--- START OF Source data ---
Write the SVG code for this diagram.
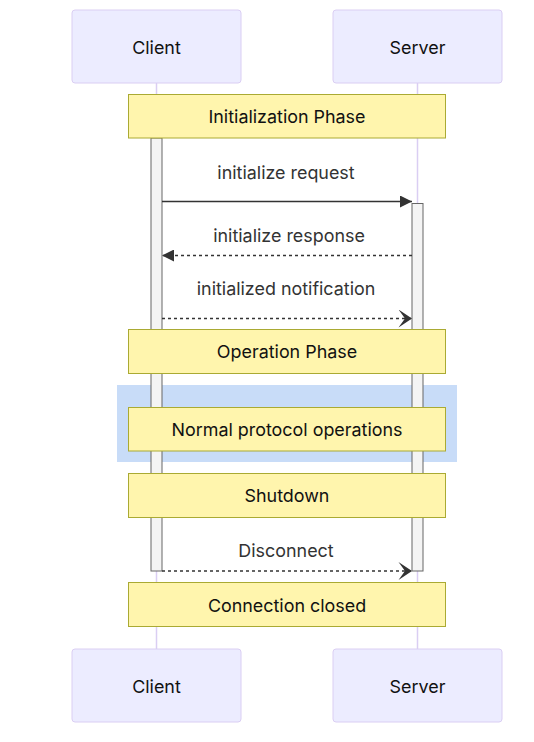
<svg xmlns="http://www.w3.org/2000/svg" width="534" height="742" viewBox="0 0 534 742">
<style>
.actor{fill:#ECECFF;stroke:#DACEF3;stroke-width:1}
.actor-t{font-family:Inter,"Liberation Sans",sans-serif;font-size:17.9px;fill:#111;text-anchor:middle;dominant-baseline:central}
.life{stroke:#DACEF3;stroke-width:1.5}
.note{fill:#FFF5AD;stroke:#AAAA33;stroke-width:1}
.note-t{font-family:Inter,"Liberation Sans",sans-serif;font-size:17.9px;fill:#111;text-anchor:middle;dominant-baseline:central}
.act{fill:#F4F4F4;stroke:#666;stroke-width:1}
.msg{stroke:#333;stroke-width:1.5;fill:none}
.dash{stroke-dasharray:3,3}
.msg-t{font-family:Inter,"Liberation Sans",sans-serif;font-size:17.9px;fill:#333;text-anchor:middle;dominant-baseline:central}
</style>
<defs>
<marker id="arrowhead" markerUnits="userSpaceOnUse" markerWidth="12" markerHeight="12" refX="12" refY="6" orient="auto">
<path d="M0,0 L12,6 L0,12 z" fill="#333"/>
</marker>
<marker id="openhead" markerUnits="userSpaceOnUse" markerWidth="15" markerHeight="18" refX="15" refY="9" orient="auto">
<path d="M15,9 L1.5,18 L8,9 L1.5,0 z" fill="#333"/>
</marker>
</defs>
<rect x="117" y="385" width="340" height="77" fill="#C8DCF8"/>
<g id="lifelines">
<line class="life" x1="156.5" y1="83" x2="156.5" y2="649"/>
<line class="life" x1="417.5" y1="83" x2="417.5" y2="649"/>
</g>
<g id="actor-client-top"><rect class="actor" x="72" y="10" width="169" height="73" rx="3"/><text class="actor-t" x="156.5" y="47">Client</text></g>
<g id="actor-server-top"><rect class="actor" x="333" y="10" width="169" height="73" rx="3"/><text class="actor-t" x="417.5" y="47">Server</text></g>
<g id="activation-client"><rect class="act" x="151" y="138" width="11" height="433"/></g>
<g id="activation-server"><rect class="act" x="412" y="203.5" width="11" height="367.5"/></g>
<g id="note-init"><rect class="note" x="128.5" y="94.5" width="317" height="43.5"/><text class="note-t" x="287" y="116.5">Initialization Phase</text></g>
<g id="note-operation"><rect class="note" x="128.5" y="329.5" width="317" height="44"/><text class="note-t" x="287" y="351.5">Operation Phase</text></g>
<g id="note-normal"><rect class="note" x="128.5" y="407.5" width="317" height="43.5"/><text class="note-t" x="287" y="429.5">Normal protocol operations</text></g>
<g id="note-shutdown"><rect class="note" x="128.5" y="473.5" width="317" height="44"/><text class="note-t" x="287" y="495.5">Shutdown</text></g>
<g id="note-closed"><rect class="note" x="128.5" y="582.5" width="317" height="44"/><text class="note-t" x="287" y="605">Connection closed</text></g>
<g id="connectors">
<line class="msg" x1="162" y1="201.5" x2="412" y2="201.5" marker-end="url(#arrowhead)"/>
<text class="msg-t" x="286" y="172">initialize request</text>
<line class="msg dash" x1="412" y1="255.5" x2="162" y2="255.5" marker-end="url(#arrowhead)"/>
<text class="msg-t" x="289" y="235">initialize response</text>
<line class="msg dash" x1="162" y1="318.5" x2="412" y2="318.5" marker-end="url(#openhead)"/>
<text class="msg-t" x="286" y="288">initialized notification</text>
<line class="msg dash" x1="162" y1="571" x2="412" y2="571" marker-end="url(#openhead)"/>
<text class="msg-t" x="286" y="550.5">Disconnect</text>
</g>
<g id="actor-client-bottom"><rect class="actor" x="72" y="649" width="169" height="73" rx="3"/><text class="actor-t" x="156.5" y="686">Client</text></g>
<g id="actor-server-bottom"><rect class="actor" x="333" y="649" width="169" height="73" rx="3"/><text class="actor-t" x="417.5" y="686">Server</text></g>
</svg>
--- END OF Source data ---
## The request
Transcribe the whole listing, character for character, but not its images.

## Result below
Write the SVG code for this diagram.
<svg xmlns="http://www.w3.org/2000/svg" width="534" height="742" viewBox="0 0 534 742">
<style>
.actor{fill:#ECECFF;stroke:#DACEF3;stroke-width:1}
.actor-t{font-family:Inter,"Liberation Sans",sans-serif;font-size:17.9px;fill:#111;text-anchor:middle;dominant-baseline:central}
.life{stroke:#DACEF3;stroke-width:1.5}
.note{fill:#FFF5AD;stroke:#AAAA33;stroke-width:1}
.note-t{font-family:Inter,"Liberation Sans",sans-serif;font-size:17.9px;fill:#111;text-anchor:middle;dominant-baseline:central}
.act{fill:#F4F4F4;stroke:#666;stroke-width:1}
.msg{stroke:#333;stroke-width:1.5;fill:none}
.dash{stroke-dasharray:3,3}
.msg-t{font-family:Inter,"Liberation Sans",sans-serif;font-size:17.9px;fill:#333;text-anchor:middle;dominant-baseline:central}
</style>
<defs>
<marker id="arrowhead" markerUnits="userSpaceOnUse" markerWidth="12" markerHeight="12" refX="12" refY="6" orient="auto">
<path d="M0,0 L12,6 L0,12 z" fill="#333"/>
</marker>
<marker id="openhead" markerUnits="userSpaceOnUse" markerWidth="15" markerHeight="18" refX="15" refY="9" orient="auto">
<path d="M15,9 L1.5,18 L8,9 L1.5,0 z" fill="#333"/>
</marker>
</defs>
<rect x="117" y="385" width="340" height="77" fill="#C8DCF8"/>
<g id="lifelines">
<line class="life" x1="156.5" y1="83" x2="156.5" y2="649"/>
<line class="life" x1="417.5" y1="83" x2="417.5" y2="649"/>
</g>
<g id="actor-client-top"><rect class="actor" x="72" y="10" width="169" height="73" rx="3"/><text class="actor-t" x="156.5" y="47">Client</text></g>
<g id="actor-server-top"><rect class="actor" x="333" y="10" width="169" height="73" rx="3"/><text class="actor-t" x="417.5" y="47">Server</text></g>
<g id="activation-client"><rect class="act" x="151" y="138" width="11" height="433"/></g>
<g id="activation-server"><rect class="act" x="412" y="203.5" width="11" height="367.5"/></g>
<g id="note-init"><rect class="note" x="128.5" y="94.5" width="317" height="43.5"/><text class="note-t" x="287" y="116.5">Initialization Phase</text></g>
<g id="note-operation"><rect class="note" x="128.5" y="329.5" width="317" height="44"/><text class="note-t" x="287" y="351.5">Operation Phase</text></g>
<g id="note-normal"><rect class="note" x="128.5" y="407.5" width="317" height="43.5"/><text class="note-t" x="287" y="429.5">Normal protocol operations</text></g>
<g id="note-shutdown"><rect class="note" x="128.5" y="473.5" width="317" height="44"/><text class="note-t" x="287" y="495.5">Shutdown</text></g>
<g id="note-closed"><rect class="note" x="128.5" y="582.5" width="317" height="44"/><text class="note-t" x="287" y="605">Connection closed</text></g>
<g id="connectors">
<line class="msg" x1="162" y1="201.5" x2="412" y2="201.5" marker-end="url(#arrowhead)"/>
<text class="msg-t" x="286" y="172">initialize request</text>
<line class="msg dash" x1="412" y1="255.5" x2="162" y2="255.5" marker-end="url(#arrowhead)"/>
<text class="msg-t" x="289" y="235">initialize response</text>
<line class="msg dash" x1="162" y1="318.5" x2="412" y2="318.5" marker-end="url(#openhead)"/>
<text class="msg-t" x="286" y="288">initialized notification</text>
<line class="msg dash" x1="162" y1="571" x2="412" y2="571" marker-end="url(#openhead)"/>
<text class="msg-t" x="286" y="550.5">Disconnect</text>
</g>
<g id="actor-client-bottom"><rect class="actor" x="72" y="649" width="169" height="73" rx="3"/><text class="actor-t" x="156.5" y="686">Client</text></g>
<g id="actor-server-bottom"><rect class="actor" x="333" y="649" width="169" height="73" rx="3"/><text class="actor-t" x="417.5" y="686">Server</text></g>
</svg>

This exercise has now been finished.